Shared MTE pages are certainly hard to use correctly (e.g. see the 
discussions with the VMM accessing guest memory). But I guess that boat 
has sailed.

> Thinking about this, we have a similar problem with the PG_dcache_clean
> and two processes doing mprotect(PROT_EXEC). One of them could see the
> flag set and skip the I-cache maintenance while the other executes
> stale instructions. change_pte_range() could acquire the page lock if
> the page is VM_SHARED (my preferred core mm fix). It doesn't immediately
> solve the MTE/KVM case but we could at least take the page lock via
> user_mem_abort().

For PG_dcache_clean AFAICS the solution is actually simple: split the 
test and set parts. i.e..:

  if (!test_bit(PG_dcache_clean, &page->flags)) {
	sync_icache_aliases(page_address(page), page_size(page));
	set_bit(PG_dcache_clean, &page->flags);
  }

There isn't a problem with repeating the sync_icache_aliases() call in 
the case of a race. Or am I missing something?

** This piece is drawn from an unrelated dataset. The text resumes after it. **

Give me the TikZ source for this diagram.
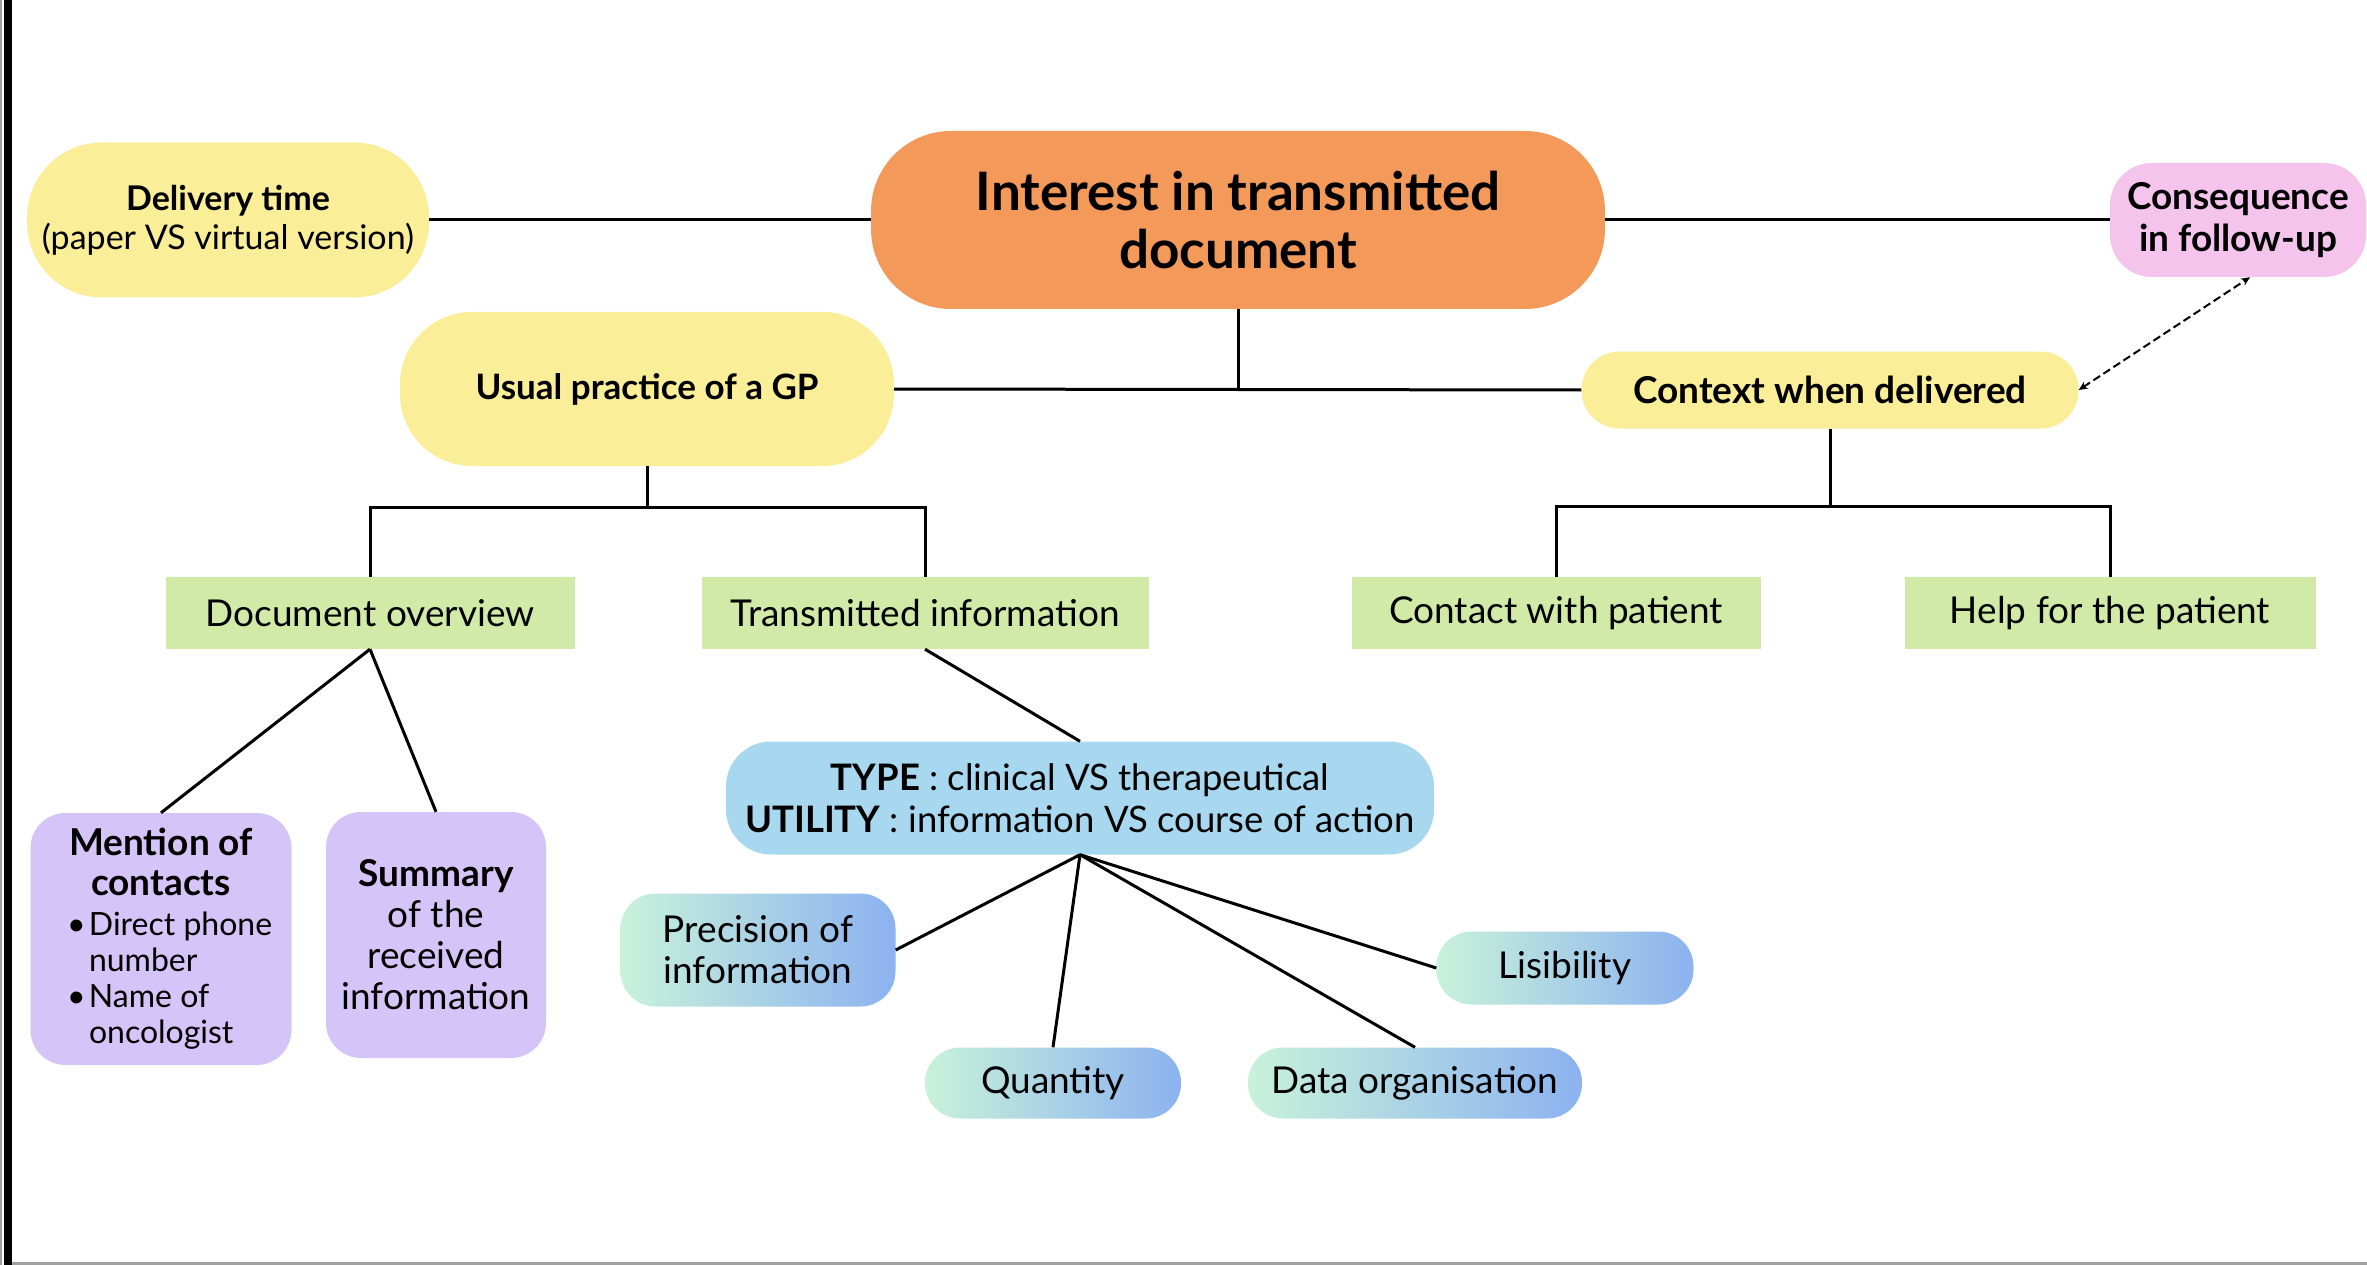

> Or maybe we just document this behaviour as racy both for PROT_EXEC and
> PROT_MTE mappings and be done with this. The minor issue with PROT_MTE
> is the potential leaking of tags (it's harder to leak information
> through the I-cache).
> 

This is the real issue I see - the race in PROT_MTE case is either a 
data leak (syncing after setting the bit) or data loss (syncing before 
setting the bit).

But without serialising through a spinlock (in mte_sync_tags()) I 
haven't been able to come up with any way of closing the race. But with 
the change to set_pte_at() to call mte_sync_tags() even if the PTE isn't 
PROT_MTE that is likely to seriously hurt performance.